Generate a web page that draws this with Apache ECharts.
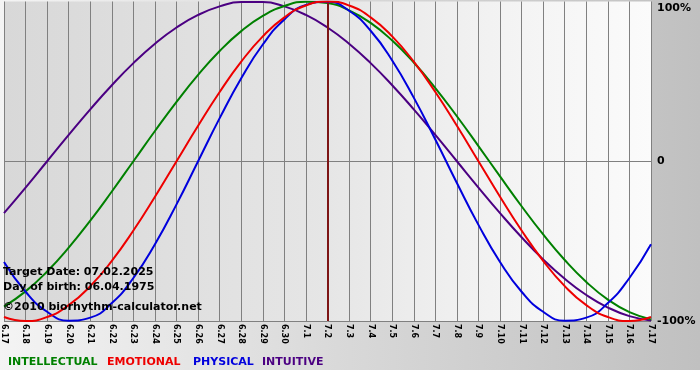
<!DOCTYPE html>
<html>
<head>
<meta charset="utf-8">
<script src="https://cdn.jsdelivr.net/npm/echarts@6/dist/echarts.min.js"></script>
<style>html,body{margin:0;padding:0;}#c{width:700px;height:380px;}</style>
</head>
<body>
<div id="c"></div>
<script>
var categories = ['6.17','6.18','6.19','6.20','6.21','6.22','6.23','6.24','6.25','6.26','6.27','6.28','6.29','6.30','7.1','7.2','7.3','7.4','7.5','7.6','7.7','7.8','7.9','7.10','7.11','7.12','7.13','7.14','7.15','7.16','7.17'];
var intellectual = [-90.96,-81.46,-69.01,-54.06,-37.17,-18.93,0,18.93,37.17,54.06,69.01,81.46,90.96,97.18,99.89,98.98,94.50,86.60,75.57,61.82,45.82,28.17,9.51,-9.51,-28.17,-45.82,-61.82,-75.57,-86.60,-94.50,-98.98];
var emotional = [-97.49,-100,-97.49,-90.10,-78.18,-62.35,-43.39,-22.25,0,22.25,43.39,62.35,78.18,90.10,97.49,100,97.49,90.10,78.18,62.35,43.39,22.25,0,-22.25,-43.39,-62.35,-78.18,-90.10,-97.49,-100,-97.49];
var physical = [-63.11,-81.70,-94.23,-99.77,-97.91,-88.79,-73.08,-51.96,-26.98,0,26.98,51.96,73.08,88.79,97.91,99.77,94.23,81.70,63.11,39.84,13.62,-13.62,-39.84,-63.11,-81.70,-94.23,-99.77,-97.91,-88.79,-73.08,-51.96];
var intuitive = [-32.47,-16.46,0,16.46,32.47,47.59,61.42,73.57,83.72,91.58,96.94,99.66,99.66,96.94,91.58,83.72,73.57,61.42,47.59,32.47,16.46,0,-16.46,-32.47,-47.59,-61.42,-73.57,-83.72,-91.58,-96.94,-99.66];
var yTicks = [-100, 0, 100];
var targetDay = '7.2';
var seriesNames = ['INTELLECTUAL','EMOTIONAL','PHYSICAL','INTUITIVE'];
var infoLines = ['Target Date: 07.02.2025','Day of birth: 06.04.1975','\u00a92010 biorhythm-calculator.net'];

var colors = {INTELLECTUAL:'#008000', EMOTIONAL:'#ee0000', PHYSICAL:'#0000dd', INTUITIVE:'#4b0082'};
var FONT = 'DejaVu Sans';
var chart = echarts.init(document.getElementById('c'), null, {renderer:'canvas'});

function mkSeries(name, data, z) {
  return {
    name: name, type: 'line', data: data, smooth: 0.5, showSymbol: false, symbol: 'none',
    lineStyle: {color: colors[name], width: 2}, itemStyle: {color: colors[name]}, z: z, silent: true
  };
}

var series = [
  mkSeries('INTUITIVE', intuitive, 3),
  mkSeries('INTELLECTUAL', intellectual, 4),
  mkSeries('PHYSICAL', physical, 5),
  mkSeries('EMOTIONAL', emotional, 6)
];
series[3].markLine = {
  silent: true, symbol: 'none', label: {show: false},
  lineStyle: {color: '#7d1515', width: 2, type: 'solid'},
  data: [{xAxis: targetDay}]
};

var legendX = [8, 107, 193, 262];
var graphics = [
  {type:'rect', left:0, top:370, shape:{width:700, height:10}, style:{fill:'#ffffff'}, silent:true, z:-1}
];
seriesNames.forEach(function(n, i){
  graphics.push({type:'text', left: legendX[i], top: 357, style:{text:n, fill:colors[n], font:'bold 11px "'+FONT+'"'}, z:10});
});
var infoY = [267, 282, 302];
infoLines.forEach(function(t, i){
  graphics.push({type:'text', left: 3, top: infoY[i], style:{text:t, fill:'#000000', font:'bold 11px "'+FONT+'"'}, z:10});
});

chart.setOption({
  animation: false,
  backgroundColor: {type:'linear', x:0, y:0, x2:1, y2:0, colorStops:[{offset:0, color:'#f4f4f4'},{offset:0.5,color:'#d8d8d8'},{offset:1, color:'#c0c0c0'}]},
  grid: {
    left: 1, right: 49, top: 1.5, bottom: 59, show: true, borderWidth: 0,
    backgroundColor: {type:'linear', x:0, y:0, x2:1, y2:0, colorStops:[{offset:0, color:'#d8d8d8'},{offset:0.5,color:'#e6e6e6'},{offset:0.75,color:'#f2f2f2'},{offset:1, color:'#fbfbfb'}]}
  },
  xAxis: {
    type: 'category', data: categories, boundaryGap: false,
    axisLine: {show: false}, axisTick: {show: false},
    splitLine: {show: true, interval: 0, lineStyle: {color: '#808080', width: 1}},
    axisLabel: {interval: 0, rotate: -90, margin: 3, color: '#000', fontFamily: FONT, fontWeight: 'bold', fontSize: 8}
  },
  yAxis: {
    type: 'value', position: 'right', min: -100, max: 100, interval: 100,
    axisLine: {show: false}, axisTick: {show: false},
    splitLine: {show: true, lineStyle: {color: ['#808080','#808080','rgba(0,0,0,0)'], width: 1}},
    axisLabel: {
      margin: 6, color: '#000', fontFamily: FONT, fontWeight: 'bold', fontSize: 11,
      formatter: function(v){ if (v === yTicks[2]) return '{t|' + v + '%}'; if (v === 0) return '0'; return v + '%'; },
      rich: {t: {padding: [13,0,0,0], fontFamily: FONT, fontWeight: 'bold', fontSize: 11, color:'#000'}}
    }
  },
  series: series,
  graphic: graphics
});
</script>
</body>
</html>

◆ ◆ ◆

• WHAT YOU WILL DO
Exclude the images, then output the data above word for word.

• OUTPUT FOR THIS EXERCISE
Generate a web page that draws this with Apache ECharts.
<!DOCTYPE html>
<html>
<head>
<meta charset="utf-8">
<script src="https://cdn.jsdelivr.net/npm/echarts@6/dist/echarts.min.js"></script>
<style>html,body{margin:0;padding:0;}#c{width:700px;height:380px;}</style>
</head>
<body>
<div id="c"></div>
<script>
var categories = ['6.17','6.18','6.19','6.20','6.21','6.22','6.23','6.24','6.25','6.26','6.27','6.28','6.29','6.30','7.1','7.2','7.3','7.4','7.5','7.6','7.7','7.8','7.9','7.10','7.11','7.12','7.13','7.14','7.15','7.16','7.17'];
var intellectual = [-90.96,-81.46,-69.01,-54.06,-37.17,-18.93,0,18.93,37.17,54.06,69.01,81.46,90.96,97.18,99.89,98.98,94.50,86.60,75.57,61.82,45.82,28.17,9.51,-9.51,-28.17,-45.82,-61.82,-75.57,-86.60,-94.50,-98.98];
var emotional = [-97.49,-100,-97.49,-90.10,-78.18,-62.35,-43.39,-22.25,0,22.25,43.39,62.35,78.18,90.10,97.49,100,97.49,90.10,78.18,62.35,43.39,22.25,0,-22.25,-43.39,-62.35,-78.18,-90.10,-97.49,-100,-97.49];
var physical = [-63.11,-81.70,-94.23,-99.77,-97.91,-88.79,-73.08,-51.96,-26.98,0,26.98,51.96,73.08,88.79,97.91,99.77,94.23,81.70,63.11,39.84,13.62,-13.62,-39.84,-63.11,-81.70,-94.23,-99.77,-97.91,-88.79,-73.08,-51.96];
var intuitive = [-32.47,-16.46,0,16.46,32.47,47.59,61.42,73.57,83.72,91.58,96.94,99.66,99.66,96.94,91.58,83.72,73.57,61.42,47.59,32.47,16.46,0,-16.46,-32.47,-47.59,-61.42,-73.57,-83.72,-91.58,-96.94,-99.66];
var yTicks = [-100, 0, 100];
var targetDay = '7.2';
var seriesNames = ['INTELLECTUAL','EMOTIONAL','PHYSICAL','INTUITIVE'];
var infoLines = ['Target Date: 07.02.2025','Day of birth: 06.04.1975','\u00a92010 biorhythm-calculator.net'];

var colors = {INTELLECTUAL:'#008000', EMOTIONAL:'#ee0000', PHYSICAL:'#0000dd', INTUITIVE:'#4b0082'};
var FONT = 'DejaVu Sans';
var chart = echarts.init(document.getElementById('c'), null, {renderer:'canvas'});

function mkSeries(name, data, z) {
  return {
    name: name, type: 'line', data: data, smooth: 0.5, showSymbol: false, symbol: 'none',
    lineStyle: {color: colors[name], width: 2}, itemStyle: {color: colors[name]}, z: z, silent: true
  };
}

var series = [
  mkSeries('INTUITIVE', intuitive, 3),
  mkSeries('INTELLECTUAL', intellectual, 4),
  mkSeries('PHYSICAL', physical, 5),
  mkSeries('EMOTIONAL', emotional, 6)
];
series[3].markLine = {
  silent: true, symbol: 'none', label: {show: false},
  lineStyle: {color: '#7d1515', width: 2, type: 'solid'},
  data: [{xAxis: targetDay}]
};

var legendX = [8, 107, 193, 262];
var graphics = [
  {type:'rect', left:0, top:370, shape:{width:700, height:10}, style:{fill:'#ffffff'}, silent:true, z:-1}
];
seriesNames.forEach(function(n, i){
  graphics.push({type:'text', left: legendX[i], top: 357, style:{text:n, fill:colors[n], font:'bold 11px "'+FONT+'"'}, z:10});
});
var infoY = [267, 282, 302];
infoLines.forEach(function(t, i){
  graphics.push({type:'text', left: 3, top: infoY[i], style:{text:t, fill:'#000000', font:'bold 11px "'+FONT+'"'}, z:10});
});

chart.setOption({
  animation: false,
  backgroundColor: {type:'linear', x:0, y:0, x2:1, y2:0, colorStops:[{offset:0, color:'#f4f4f4'},{offset:0.5,color:'#d8d8d8'},{offset:1, color:'#c0c0c0'}]},
  grid: {
    left: 1, right: 49, top: 1.5, bottom: 59, show: true, borderWidth: 0,
    backgroundColor: {type:'linear', x:0, y:0, x2:1, y2:0, colorStops:[{offset:0, color:'#d8d8d8'},{offset:0.5,color:'#e6e6e6'},{offset:0.75,color:'#f2f2f2'},{offset:1, color:'#fbfbfb'}]}
  },
  xAxis: {
    type: 'category', data: categories, boundaryGap: false,
    axisLine: {show: false}, axisTick: {show: false},
    splitLine: {show: true, interval: 0, lineStyle: {color: '#808080', width: 1}},
    axisLabel: {interval: 0, rotate: -90, margin: 3, color: '#000', fontFamily: FONT, fontWeight: 'bold', fontSize: 8}
  },
  yAxis: {
    type: 'value', position: 'right', min: -100, max: 100, interval: 100,
    axisLine: {show: false}, axisTick: {show: false},
    splitLine: {show: true, lineStyle: {color: ['#808080','#808080','rgba(0,0,0,0)'], width: 1}},
    axisLabel: {
      margin: 6, color: '#000', fontFamily: FONT, fontWeight: 'bold', fontSize: 11,
      formatter: function(v){ if (v === yTicks[2]) return '{t|' + v + '%}'; if (v === 0) return '0'; return v + '%'; },
      rich: {t: {padding: [13,0,0,0], fontFamily: FONT, fontWeight: 'bold', fontSize: 11, color:'#000'}}
    }
  },
  series: series,
  graphic: graphics
});
</script>
</body>
</html>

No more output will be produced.